Most of all, I loved your simplicity. It was both your strength and your weakness. You lived for your family, with loving generosity. Without any regret, you gave up your cushy career to be with your family in Jaipur. You gave up your son to your wife’s sister and did not flinch.

Perhaps it was because you had an amazing capacity to detach yourself from any situation when you needed to. At age twenty two, when I was leaving home for the first time, I did not detect any emotion on your face. You were not being brave. You had just accepted that I was leaving home, maybe for ever. My mother’s strength was visible in the effort she made. Your strength was like that of a towering mountain surrounded by turgid waters – effortless, unwavering, reliable, and immense.

Most of my early life was ruled by one objective – I cannot let my parents down. From an early age I was aware of my parents being different in a deeply paternalistic society. I can never thank you enough for raising me to be a self-respecting individual, and not a compliant female. You never told me what to do but wore every little achievement of mine like a precious feather in your cap. Sometimes I think that it was a well thought psychological ploy by you and my mother to keep me on the straight and narrow.

When Sanjiv came into my life, you remained supportive, and detached. My new life was filled with the unwavering, unconditional love of Sanjiv – husband, friend, lover, ally, rock, and much more. You knew it and were happy for me.

But none of your goodness could ward off the downward spiral which ultimately consumed you. Aided by diabetes and Alzheimer, your health started to deteriorate.

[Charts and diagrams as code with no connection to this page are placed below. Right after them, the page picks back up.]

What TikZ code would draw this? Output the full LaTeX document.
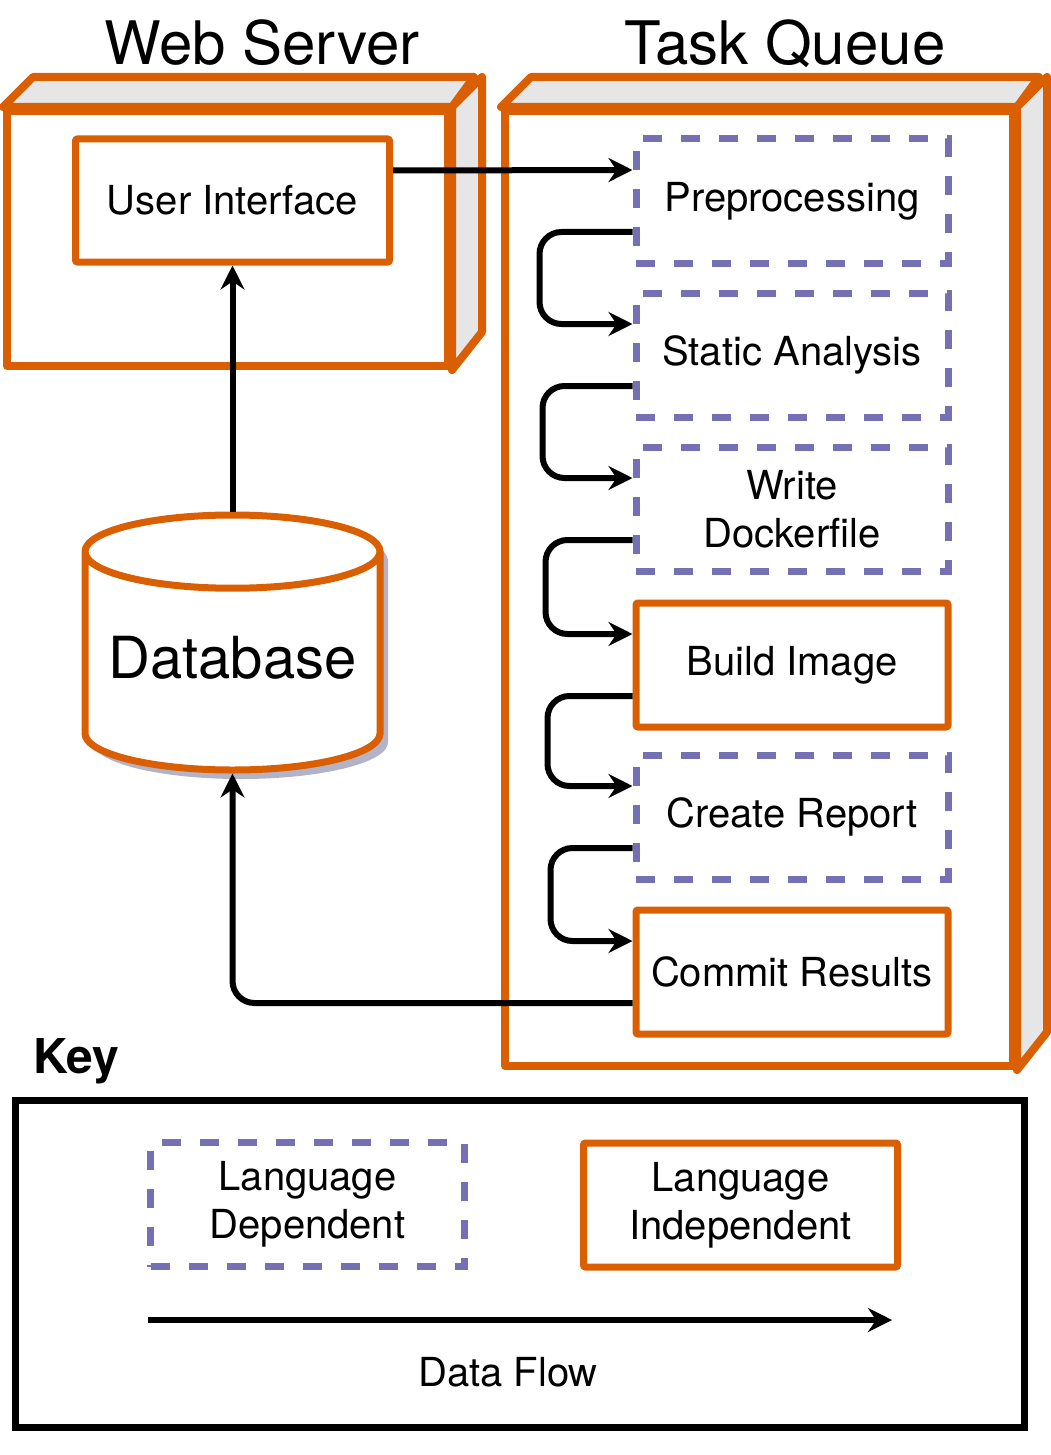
\documentclass[tikz,border=0pt]{standalone}
\usepackage{fontspec}
\setmainfont{TeX Gyre Heros}
\usetikzlibrary{arrows.meta,shapes.geometric,shadows}
\definecolor{dforange}{HTML}{D95F02}
\definecolor{dfpurple}{HTML}{7570B3}
\definecolor{dfgray}{HTML}{E6E6E6}
\definecolor{dbshadow}{RGB}{178,178,200}

\begin{document}
\begin{tikzpicture}[x=0.5pt, y=-0.5pt,
  tasknode/.style={draw=dforange, line width=3.5pt, rounded corners=1pt, minimum width=156pt, minimum height=62pt, inner sep=0pt, align=center, font=\fontsize{20}{24}\selectfont},
  dashnode/.style={tasknode, draw=dfpurple, rounded corners=0pt, dash pattern=on 9.5pt off 9.5pt},
  frontface/.style={draw=dforange, line width=4pt, fill=white, inner sep=0pt, line join=round},
  sideface/.style={draw=dforange, line width=4pt, fill=dfgray, line join=round},
  flow/.style={-{Stealth[length=12pt,width=12pt,inset=4pt]}, line width=3pt, rounded corners=11pt},
  titlenode/.style={anchor=base, font=\fontsize{30}{36}\selectfont}]
\useasboundingbox (0,0) rectangle (1050,1455);
% Titles
\node[titlenode] (wstitle) at (262,65) {Web Server};
\node[titlenode] (tqtitle) at (785,65) {Task Queue};
% Web server box
\node[frontface, minimum width=220.5pt, minimum height=127.5pt] (ws) at (227.5,238.5) {};
\draw[sideface] (ws.north west) -- ++(30,-30) -- ++(441,0) -- (ws.north east) -- cycle;
\draw[sideface] (ws.north east) -- ++(30,-30) -- ++(0,255) -- (ws.south east) -- cycle;
% Task queue box
\node[frontface, minimum width=254pt, minimum height=477.5pt] (tq) at (759,588.5) {};
\draw[sideface] (tq.north west) -- ++(30,-30) -- ++(508,0) -- (tq.north east) -- cycle;
\draw[sideface] (tq.north east) -- ++(30,-30) -- ++(0,955) -- (tq.south east) -- cycle;
% User interface and database
\node[tasknode, minimum width=157pt, minimum height=61.5pt] (ui) at (232.5,200.5) {User Interface};
\node[cylinder, shape border rotate=90, aspect=0.28, draw=dforange, line width=3.5pt, fill=white,
  minimum width=147.5pt, minimum height=127.5pt, font=\fontsize{29}{34}\selectfont, text depth=11pt, anchor=shape center,
  drop shadow={shadow xshift=4pt, shadow yshift=-4.5pt, fill=dbshadow, opacity=1}] (db) at (232.5,642.5) {Database};
% Tasks
\node[dashnode] (pre) at (792,201) {Preprocessing};
\node[dashnode] (sa) at (792,355) {Static Analysis};
\node[dashnode] (wd) at (792,509) {Write\\Dockerfile};
\node[tasknode] (bi) at (792,665) {Build Image};
\node[dashnode] (cr) at (792,817) {Create Report};
\node[tasknode] (cm) at (792,972) {Commit Results};
% Data flow
\draw[flow] ([yshift=15pt]ui.east) -- ([yshift=15.5pt]pre.west);
\draw[flow] ([yshift=-15.5pt]pre.west) -- ++(-93,0) |- ([yshift=15.5pt]sa.west);
\draw[flow] ([yshift=-15.5pt]sa.west) -- ++(-90,0) |- ([yshift=15.5pt]wd.west);
\draw[flow] ([yshift=-15.5pt]wd.west) -- ++(-87,0) |- ([yshift=15.5pt]bi.west);
\draw[flow] ([yshift=-15.5pt]bi.west) -- ++(-85,0) |- ([yshift=15.5pt]cr.west);
\draw[flow] ([yshift=-15.5pt]cr.west) -- ++(-82,0) |- ([yshift=15.5pt]cm.west);
\draw[flow] ([yshift=-15.5pt]cm.west) -| (db.south);
\draw[flow] (db.north) -- (ui.south);
% Key
\node[anchor=base west, font=\fontsize{24}{28}\selectfont\bfseries] (keylabel) at (26,1073) {Key};
\node[draw, line width=3.5pt, minimum width=504.5pt, minimum height=163.5pt] (key) at (519.5,1263.5) {};
\node[dashnode, minimum width=157pt] (dep) at (307.5,1204.5) {Language\\Dependent};
\node[tasknode, minimum width=157pt] (indep) at (740.5,1205) {Language\\Independent};
\coordinate (dfstart) at (148,1320);
\coordinate (dfend) at (892,1320);
\draw[flow] (dfstart) -- (dfend);
\node[font=\fontsize{20}{24}\selectfont] (dflabel) at (508,1372) {Data Flow};
\end{tikzpicture}
\end{document}
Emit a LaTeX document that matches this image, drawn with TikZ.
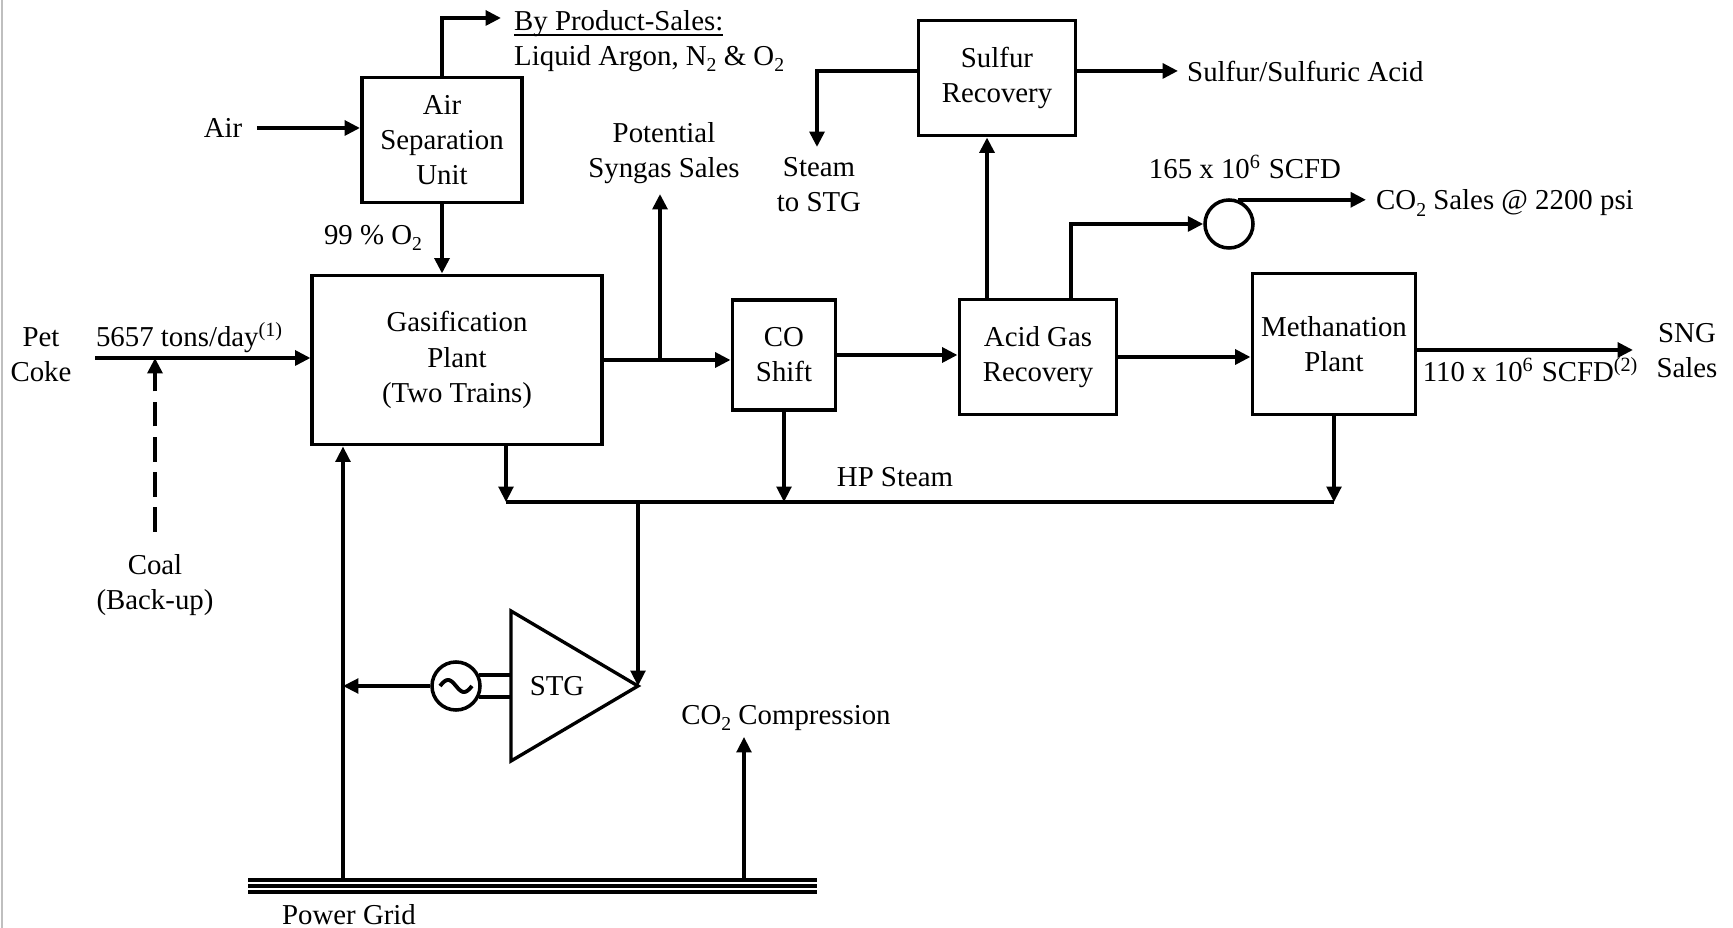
\documentclass[tikz,border=0pt]{standalone}
\usepackage{fontspec}
\setmainfont{Liberation Serif}
\usepackage{graphicx}
\usetikzlibrary{arrows.meta, positioning, calc}
\newcommand{\lowsub}[1]{\raisebox{-0.5ex}{\fontsize{5.6}{6}\selectfont #1}}
\tikzset{
	unit/.style    ={rectangle, draw=black, line width=1.1pt, align=center, inner sep=1pt},
	lbl/.style     ={align=center, inner sep=1pt},
	flow/.style    ={-{Triangle[length=4.4pt, width=4.2pt]}, line width=1.2pt},
	thinflow/.style={-{Triangle[length=4.4pt, width=4.2pt]}, line width=0.95pt},
	pipe/.style    ={line width=0.95pt},
	disc/.style    ={circle, draw=black, line width=1pt, minimum size=0.48cm, inner sep=0pt},
}

\begin{document}
\begin{tikzpicture}[x=0.01cm, y=-0.01cm, font=\fontsize{8.2}{10}\selectfont]
\useasboundingbox (0,0) rectangle (1733,928);
\draw[black!25, line width=0.6pt] (2,0) -- (2,928);

% process units
\node[unit, minimum width=1.6cm, minimum height=1.25cm] (asu) at (442,140) {Air\\Separation\\Unit};
\node[unit, minimum width=2.89cm, minimum height=1.69cm] (gas) at (457,360) {Gasification\\Plant\\(Two Trains)};
\node[unit, minimum width=1.03cm, minimum height=1.1cm] (shift) at (784,355) {CO\\Shift};
\node[unit, minimum width=1.57cm, minimum height=1.15cm] (agr) at (1038,357) {Acid Gas\\Recovery};
\node[unit, minimum width=1.57cm, minimum height=1.15cm] (sru) at (997,78) {Sulfur\\Recovery};
\node[unit, minimum width=1.63cm, minimum height=1.41cm] (meth) at (1334,344) {Methanation\\Plant};
\node[disc] (comp) at (1229,224) {};
\node[disc] (gen) at (456,686) {};

% labels
\node[lbl] (air) at (223,128) {Air};
\node[lbl] (oxy) at (373,238) {99 \% O\lowsub{2}};
\node[lbl, align=left, anchor=west] (byp) at (510,51) {\underline{\smash{By Product-Sales:}}\\Liquid Argon, N\lowsub{2} \& O\lowsub{2}};
\node[lbl] (pet) at (41,355) {Pet\\Coke};
\node[lbl] (rate) at (190,338) {5657 tons/day\textsuperscript{(1)}};
\node[lbl] (coal) at (155,585) {Coal\\(Back-up)};
\node[lbl] (syn) at (664,153) {Potential\\Syngas Sales};
\node[lbl] (stm) at (819,185) {Steam\\to STG};
\node[lbl, anchor=west] (sulf) at (1183,71) {Sulfur/Sulfuric Acid};
\node[lbl] (co2rate) at (1245,167) {165 x 10\textsuperscript{6} SCFD};
\node[lbl, anchor=west] (co2s) at (1372,203) {CO\lowsub{2} Sales @ 2200 psi};
\node[lbl] (sng) at (1687,351) {SNG\\Sales};
\node[lbl] (sngrate) at (1531,370) {110 x 10\textsuperscript{6} SCFD\textsuperscript{(2)}};
\node[lbl] (hps) at (895,477) {HP Steam};
\node[lbl] (stg) at (557,686) {STG};
\node[lbl] (grid) at (349,915) {Power Grid};
\node[lbl] (co2c) at (786,718) {CO\lowsub{2} Compression};

% free ends
\coordinate (bptip) at (501,18);
\coordinate (feed) at (95,358);
\coordinate (coaltop) at (155,532);
\coordinate (syntip) at (660,194);
\coordinate (acidx) at (987,0);
\coordinate (co2x) at (1071,0);
\coordinate (stmtip) at (817,147);
\coordinate (sulftip) at (1178,71);
\coordinate (co2tip) at (1366,0);
\coordinate (sngtip) at (1633,350);
\coordinate (hpL) at (506,502);
\coordinate (stgtip) at (638,686);
\coordinate (stgL) at (511,686);
\coordinate (pg) at (343,880);
\coordinate (pc) at (744,880);
\coordinate (pctip) at (744,737);

% main gas train
\draw[flow] ([xshift=3pt]air.east) -- (air.east -| asu.west);
\draw[flow] (asu.north) |- (bptip);
\draw[flow] (asu.south) -- (asu.south |- gas.north);
\draw[flow] (feed) -- (feed -| gas.west);
\draw[flow, dash pattern=on 7pt off 3pt] (coaltop) -- (coaltop |- feed);
\draw[flow] (gas.east) -- (gas.east -| shift.west);
\draw[flow] (syntip |- gas.east) -- (syntip);
\draw[flow] (shift.east) -- (shift.east -| agr.west);
\draw[flow] (agr.north -| acidx) -- (sru.south -| acidx);
\draw[flow] (sru.175) -| (stmtip);
\draw[flow] (sru.5) -- (sru.5 -| sulftip);
\draw[flow] (agr.north -| co2x) |- (comp.west);
\draw[flow] (comp.70) -- (comp.70 -| co2tip);
\draw[flow] (agr.east) -- (agr.east -| meth.west);
\draw[flow] (meth.east |- sngtip) -- (sngtip);

% HP steam header and turbine
\draw[thinflow] (gas.south -| hpL) -- (hpL);
\draw[thinflow] (shift.south) -- (shift.south |- hpL);
\draw[thinflow] (meth.south) -- (meth.south |- hpL);
\draw[pipe] (hpL) -- (meth.south |- hpL);
\draw[thinflow] (stgtip |- hpL) -- (stgtip);
\draw[pipe] (511,611) -- (stgtip) -- (511,761) -- cycle;
\draw[line width=1.1pt] plot[domain=-16:16, samples=40, smooth] (\x+456, {686+6*sin(11.25*\x)});
\draw[line width=1.2pt] (gen.25) -- (gen.25 -| stgL) (gen.-25) -- (gen.-25 -| stgL);

% power
\draw[thinflow] (gen.west) -- (gen.west -| pg);
\draw[thinflow] (pg) -- (pg |- gas.south);
\foreach \y in {880,886,892} \draw[line width=1pt] (248,\y) -- (817,\y);
\draw[thinflow] (pc) -- (pctip);
\end{tikzpicture}
\end{document}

Suddenly, you were profoundly lonely. Alzheimer was erasing parts of you, bit by small precious bit. It took the rest of us a long time to understand and acknowledge what was happening to you.

In 1999, on one of my rushed annual visits home, I remember trying to teach you to use the newly bought computer. I realised to my horror that you could not recognise the letters on the keyboard. Then what were you doing with the newspapers for so many hours every morning? No wonder you started to hide them under the mattress, behind bushes, and even up in the loft. You were only sixty-two years old.

Each year it got worse. I could no longer recognize my father in this blabbering, insane person, vacillating between bouts of aggression and total passivity.

But there were moments. Fleeting and far between, but there were moments of recognition. Those were terrifying moments. It was easier for me to accept that `that sick body’ was no longer my father. When `Papa’ did momentarily surface it used to frighten me, shattering my equilibrium.

In the last month of your bodily life, when you were completely bed-ridden, my mother and I cleaned you, changed you, and fed you. We did everything silently, mechanically, wiping our tears, hiding them from each other. And I wished that you would die now.

You, who only gave in your life, gave in death too. Your eyes were successfully transplanted and your body donated to the Medical Hospital for trainee doctors and research.

You will laugh at me if I told you that I was haunted by the image of your hollowed out body, eyes stitched shut. To be scared of the ghost of one who taught me not to believe in ghosts or fairies!

It has taken only a little while for the pain to ease enough to find the strength to thank you in this letter. After all, I have had a few years to deal with the absence of my father from my life. What remained behind was barely a shadow, a flickering reminder of my father, which finally breathed its last a month and six days ago.

In some ways, this is the start of another chapter of my relationship with you. I have a photo of you in my office. I light a candle in front of it every day. I find myself looking at that picture so many times a day. It is a picture of you at your youthful best and that is how I want to remember you.

You taught me to accept life with equanimity. I am learning to accept death similarly. I still hope not to let you down in learning the lessons of life.

So goodbye, Papa! You will remain my ideal of a noble life lived with conviction and generosity. You were never a conventional father who tried to control or direct. You were always a watchful guardian and once again that is what you are to me.